> [PROBLEM TO WORK ON] Omit all images, then return the remaining material exactly as it stands.

> [DATASET CONTENT]
────────────────
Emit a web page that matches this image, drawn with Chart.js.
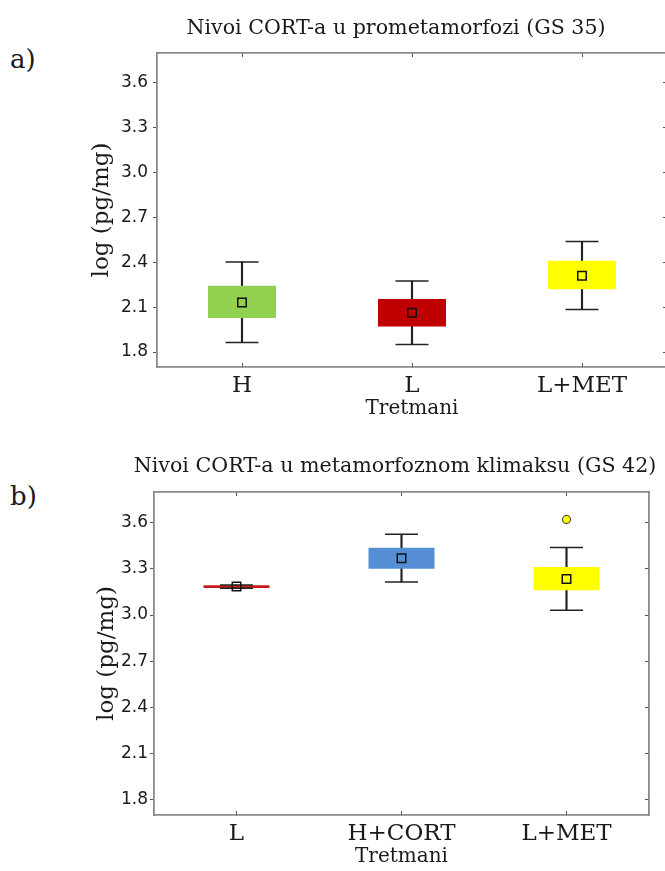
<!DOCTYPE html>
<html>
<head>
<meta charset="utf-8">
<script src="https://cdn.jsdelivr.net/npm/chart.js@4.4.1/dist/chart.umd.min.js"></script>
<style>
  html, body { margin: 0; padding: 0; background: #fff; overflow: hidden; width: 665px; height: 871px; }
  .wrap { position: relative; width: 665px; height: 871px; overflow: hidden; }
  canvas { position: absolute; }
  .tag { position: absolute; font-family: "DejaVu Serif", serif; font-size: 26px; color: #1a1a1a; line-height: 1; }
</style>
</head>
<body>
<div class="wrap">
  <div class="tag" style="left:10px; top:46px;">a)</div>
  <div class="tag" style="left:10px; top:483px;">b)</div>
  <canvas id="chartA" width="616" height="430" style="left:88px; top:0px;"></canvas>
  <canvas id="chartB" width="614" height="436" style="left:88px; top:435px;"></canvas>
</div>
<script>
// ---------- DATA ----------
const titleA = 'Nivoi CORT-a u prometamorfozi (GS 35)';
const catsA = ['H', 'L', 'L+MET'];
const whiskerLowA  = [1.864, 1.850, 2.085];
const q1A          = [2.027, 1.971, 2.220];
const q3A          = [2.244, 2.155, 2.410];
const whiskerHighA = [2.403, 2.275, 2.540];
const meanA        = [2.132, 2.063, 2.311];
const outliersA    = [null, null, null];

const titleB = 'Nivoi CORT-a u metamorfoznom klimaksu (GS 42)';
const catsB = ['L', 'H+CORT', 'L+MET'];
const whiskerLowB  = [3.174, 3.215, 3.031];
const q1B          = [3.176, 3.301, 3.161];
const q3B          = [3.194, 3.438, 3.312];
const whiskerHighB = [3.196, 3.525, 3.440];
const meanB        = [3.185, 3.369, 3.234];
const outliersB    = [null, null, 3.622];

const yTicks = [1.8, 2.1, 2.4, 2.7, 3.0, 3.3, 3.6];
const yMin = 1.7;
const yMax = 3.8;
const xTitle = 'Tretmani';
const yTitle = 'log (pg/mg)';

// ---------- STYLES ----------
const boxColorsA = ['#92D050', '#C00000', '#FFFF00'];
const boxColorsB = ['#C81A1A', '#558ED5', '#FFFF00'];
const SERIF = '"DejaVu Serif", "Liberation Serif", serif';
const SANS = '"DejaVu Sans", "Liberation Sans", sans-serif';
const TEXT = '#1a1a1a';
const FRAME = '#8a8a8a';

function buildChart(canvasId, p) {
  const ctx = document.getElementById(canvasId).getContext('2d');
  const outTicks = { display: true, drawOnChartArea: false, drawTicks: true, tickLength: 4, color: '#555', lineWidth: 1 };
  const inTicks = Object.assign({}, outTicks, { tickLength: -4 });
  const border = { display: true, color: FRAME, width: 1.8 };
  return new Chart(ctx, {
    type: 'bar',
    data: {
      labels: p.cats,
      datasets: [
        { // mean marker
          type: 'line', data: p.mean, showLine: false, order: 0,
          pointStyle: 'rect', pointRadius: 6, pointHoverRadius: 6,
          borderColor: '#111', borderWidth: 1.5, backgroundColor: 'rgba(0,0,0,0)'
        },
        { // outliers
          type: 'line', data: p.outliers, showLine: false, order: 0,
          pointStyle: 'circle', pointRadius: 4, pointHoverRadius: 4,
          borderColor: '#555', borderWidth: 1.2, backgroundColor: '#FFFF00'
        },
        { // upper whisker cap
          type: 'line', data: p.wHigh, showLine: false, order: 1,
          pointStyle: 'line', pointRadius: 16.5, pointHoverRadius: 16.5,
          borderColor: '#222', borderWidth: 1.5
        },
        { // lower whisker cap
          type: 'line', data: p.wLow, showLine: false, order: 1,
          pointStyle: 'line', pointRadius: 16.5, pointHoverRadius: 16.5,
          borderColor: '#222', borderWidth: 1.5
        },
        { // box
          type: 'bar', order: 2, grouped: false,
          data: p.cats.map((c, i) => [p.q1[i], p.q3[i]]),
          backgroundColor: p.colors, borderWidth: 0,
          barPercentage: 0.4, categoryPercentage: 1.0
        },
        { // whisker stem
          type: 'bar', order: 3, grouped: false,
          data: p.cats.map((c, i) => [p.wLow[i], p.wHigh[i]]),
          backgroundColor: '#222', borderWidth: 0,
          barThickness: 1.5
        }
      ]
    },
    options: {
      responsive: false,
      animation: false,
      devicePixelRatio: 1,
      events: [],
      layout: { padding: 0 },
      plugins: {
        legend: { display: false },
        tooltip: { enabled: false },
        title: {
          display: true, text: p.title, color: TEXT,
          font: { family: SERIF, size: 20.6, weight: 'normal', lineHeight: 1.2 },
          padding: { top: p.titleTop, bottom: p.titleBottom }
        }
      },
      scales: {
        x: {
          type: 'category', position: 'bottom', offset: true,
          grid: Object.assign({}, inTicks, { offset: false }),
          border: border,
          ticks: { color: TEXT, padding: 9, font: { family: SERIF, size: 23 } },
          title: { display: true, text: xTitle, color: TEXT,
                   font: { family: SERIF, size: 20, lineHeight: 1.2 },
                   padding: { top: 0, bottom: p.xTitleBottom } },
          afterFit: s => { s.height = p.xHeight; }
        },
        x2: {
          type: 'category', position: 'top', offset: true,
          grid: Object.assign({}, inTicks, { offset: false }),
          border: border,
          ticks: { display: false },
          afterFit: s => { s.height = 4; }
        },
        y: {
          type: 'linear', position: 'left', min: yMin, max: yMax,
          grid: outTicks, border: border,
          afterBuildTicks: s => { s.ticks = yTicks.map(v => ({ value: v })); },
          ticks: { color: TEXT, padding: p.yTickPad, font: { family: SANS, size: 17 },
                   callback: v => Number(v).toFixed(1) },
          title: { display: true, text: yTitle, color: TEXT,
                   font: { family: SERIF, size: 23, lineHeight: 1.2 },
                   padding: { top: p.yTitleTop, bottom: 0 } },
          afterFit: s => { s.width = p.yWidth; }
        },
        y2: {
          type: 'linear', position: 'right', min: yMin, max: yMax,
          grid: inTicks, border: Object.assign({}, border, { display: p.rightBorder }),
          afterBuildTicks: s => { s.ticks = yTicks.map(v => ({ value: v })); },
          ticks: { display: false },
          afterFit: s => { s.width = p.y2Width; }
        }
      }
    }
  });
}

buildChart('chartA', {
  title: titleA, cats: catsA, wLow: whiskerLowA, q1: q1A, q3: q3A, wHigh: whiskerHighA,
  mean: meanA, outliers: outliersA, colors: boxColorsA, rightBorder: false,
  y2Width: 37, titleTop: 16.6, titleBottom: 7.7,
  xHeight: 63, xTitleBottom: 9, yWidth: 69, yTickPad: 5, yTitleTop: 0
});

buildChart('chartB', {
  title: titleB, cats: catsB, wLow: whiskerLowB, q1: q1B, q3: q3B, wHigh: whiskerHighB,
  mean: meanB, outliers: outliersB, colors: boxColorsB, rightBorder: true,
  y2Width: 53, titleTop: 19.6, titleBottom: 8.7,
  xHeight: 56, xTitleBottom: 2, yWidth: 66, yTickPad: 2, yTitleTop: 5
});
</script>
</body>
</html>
────────────────
> [EXERCISE SOLUTION]
Emit a web page that matches this image, drawn with Chart.js.
<!DOCTYPE html>
<html>
<head>
<meta charset="utf-8">
<script src="https://cdn.jsdelivr.net/npm/chart.js@4.4.1/dist/chart.umd.min.js"></script>
<style>
  html, body { margin: 0; padding: 0; background: #fff; overflow: hidden; width: 665px; height: 871px; }
  .wrap { position: relative; width: 665px; height: 871px; overflow: hidden; }
  canvas { position: absolute; }
  .tag { position: absolute; font-family: "DejaVu Serif", serif; font-size: 26px; color: #1a1a1a; line-height: 1; }
</style>
</head>
<body>
<div class="wrap">
  <div class="tag" style="left:10px; top:46px;">a)</div>
  <div class="tag" style="left:10px; top:483px;">b)</div>
  <canvas id="chartA" width="616" height="430" style="left:88px; top:0px;"></canvas>
  <canvas id="chartB" width="614" height="436" style="left:88px; top:435px;"></canvas>
</div>
<script>
// ---------- DATA ----------
const titleA = 'Nivoi CORT-a u prometamorfozi (GS 35)';
const catsA = ['H', 'L', 'L+MET'];
const whiskerLowA  = [1.864, 1.850, 2.085];
const q1A          = [2.027, 1.971, 2.220];
const q3A          = [2.244, 2.155, 2.410];
const whiskerHighA = [2.403, 2.275, 2.540];
const meanA        = [2.132, 2.063, 2.311];
const outliersA    = [null, null, null];

const titleB = 'Nivoi CORT-a u metamorfoznom klimaksu (GS 42)';
const catsB = ['L', 'H+CORT', 'L+MET'];
const whiskerLowB  = [3.174, 3.215, 3.031];
const q1B          = [3.176, 3.301, 3.161];
const q3B          = [3.194, 3.438, 3.312];
const whiskerHighB = [3.196, 3.525, 3.440];
const meanB        = [3.185, 3.369, 3.234];
const outliersB    = [null, null, 3.622];

const yTicks = [1.8, 2.1, 2.4, 2.7, 3.0, 3.3, 3.6];
const yMin = 1.7;
const yMax = 3.8;
const xTitle = 'Tretmani';
const yTitle = 'log (pg/mg)';

// ---------- STYLES ----------
const boxColorsA = ['#92D050', '#C00000', '#FFFF00'];
const boxColorsB = ['#C81A1A', '#558ED5', '#FFFF00'];
const SERIF = '"DejaVu Serif", "Liberation Serif", serif';
const SANS = '"DejaVu Sans", "Liberation Sans", sans-serif';
const TEXT = '#1a1a1a';
const FRAME = '#8a8a8a';

function buildChart(canvasId, p) {
  const ctx = document.getElementById(canvasId).getContext('2d');
  const outTicks = { display: true, drawOnChartArea: false, drawTicks: true, tickLength: 4, color: '#555', lineWidth: 1 };
  const inTicks = Object.assign({}, outTicks, { tickLength: -4 });
  const border = { display: true, color: FRAME, width: 1.8 };
  return new Chart(ctx, {
    type: 'bar',
    data: {
      labels: p.cats,
      datasets: [
        { // mean marker
          type: 'line', data: p.mean, showLine: false, order: 0,
          pointStyle: 'rect', pointRadius: 6, pointHoverRadius: 6,
          borderColor: '#111', borderWidth: 1.5, backgroundColor: 'rgba(0,0,0,0)'
        },
        { // outliers
          type: 'line', data: p.outliers, showLine: false, order: 0,
          pointStyle: 'circle', pointRadius: 4, pointHoverRadius: 4,
          borderColor: '#555', borderWidth: 1.2, backgroundColor: '#FFFF00'
        },
        { // upper whisker cap
          type: 'line', data: p.wHigh, showLine: false, order: 1,
          pointStyle: 'line', pointRadius: 16.5, pointHoverRadius: 16.5,
          borderColor: '#222', borderWidth: 1.5
        },
        { // lower whisker cap
          type: 'line', data: p.wLow, showLine: false, order: 1,
          pointStyle: 'line', pointRadius: 16.5, pointHoverRadius: 16.5,
          borderColor: '#222', borderWidth: 1.5
        },
        { // box
          type: 'bar', order: 2, grouped: false,
          data: p.cats.map((c, i) => [p.q1[i], p.q3[i]]),
          backgroundColor: p.colors, borderWidth: 0,
          barPercentage: 0.4, categoryPercentage: 1.0
        },
        { // whisker stem
          type: 'bar', order: 3, grouped: false,
          data: p.cats.map((c, i) => [p.wLow[i], p.wHigh[i]]),
          backgroundColor: '#222', borderWidth: 0,
          barThickness: 1.5
        }
      ]
    },
    options: {
      responsive: false,
      animation: false,
      devicePixelRatio: 1,
      events: [],
      layout: { padding: 0 },
      plugins: {
        legend: { display: false },
        tooltip: { enabled: false },
        title: {
          display: true, text: p.title, color: TEXT,
          font: { family: SERIF, size: 20.6, weight: 'normal', lineHeight: 1.2 },
          padding: { top: p.titleTop, bottom: p.titleBottom }
        }
      },
      scales: {
        x: {
          type: 'category', position: 'bottom', offset: true,
          grid: Object.assign({}, inTicks, { offset: false }),
          border: border,
          ticks: { color: TEXT, padding: 9, font: { family: SERIF, size: 23 } },
          title: { display: true, text: xTitle, color: TEXT,
                   font: { family: SERIF, size: 20, lineHeight: 1.2 },
                   padding: { top: 0, bottom: p.xTitleBottom } },
          afterFit: s => { s.height = p.xHeight; }
        },
        x2: {
          type: 'category', position: 'top', offset: true,
          grid: Object.assign({}, inTicks, { offset: false }),
          border: border,
          ticks: { display: false },
          afterFit: s => { s.height = 4; }
        },
        y: {
          type: 'linear', position: 'left', min: yMin, max: yMax,
          grid: outTicks, border: border,
          afterBuildTicks: s => { s.ticks = yTicks.map(v => ({ value: v })); },
          ticks: { color: TEXT, padding: p.yTickPad, font: { family: SANS, size: 17 },
                   callback: v => Number(v).toFixed(1) },
          title: { display: true, text: yTitle, color: TEXT,
                   font: { family: SERIF, size: 23, lineHeight: 1.2 },
                   padding: { top: p.yTitleTop, bottom: 0 } },
          afterFit: s => { s.width = p.yWidth; }
        },
        y2: {
          type: 'linear', position: 'right', min: yMin, max: yMax,
          grid: inTicks, border: Object.assign({}, border, { display: p.rightBorder }),
          afterBuildTicks: s => { s.ticks = yTicks.map(v => ({ value: v })); },
          ticks: { display: false },
          afterFit: s => { s.width = p.y2Width; }
        }
      }
    }
  });
}

buildChart('chartA', {
  title: titleA, cats: catsA, wLow: whiskerLowA, q1: q1A, q3: q3A, wHigh: whiskerHighA,
  mean: meanA, outliers: outliersA, colors: boxColorsA, rightBorder: false,
  y2Width: 37, titleTop: 16.6, titleBottom: 7.7,
  xHeight: 63, xTitleBottom: 9, yWidth: 69, yTickPad: 5, yTitleTop: 0
});

buildChart('chartB', {
  title: titleB, cats: catsB, wLow: whiskerLowB, q1: q1B, q3: q3B, wHigh: whiskerHighB,
  mean: meanB, outliers: outliersB, colors: boxColorsB, rightBorder: true,
  y2Width: 53, titleTop: 19.6, titleBottom: 8.7,
  xHeight: 56, xTitleBottom: 2, yWidth: 66, yTickPad: 2, yTitleTop: 5
});
</script>
</body>
</html>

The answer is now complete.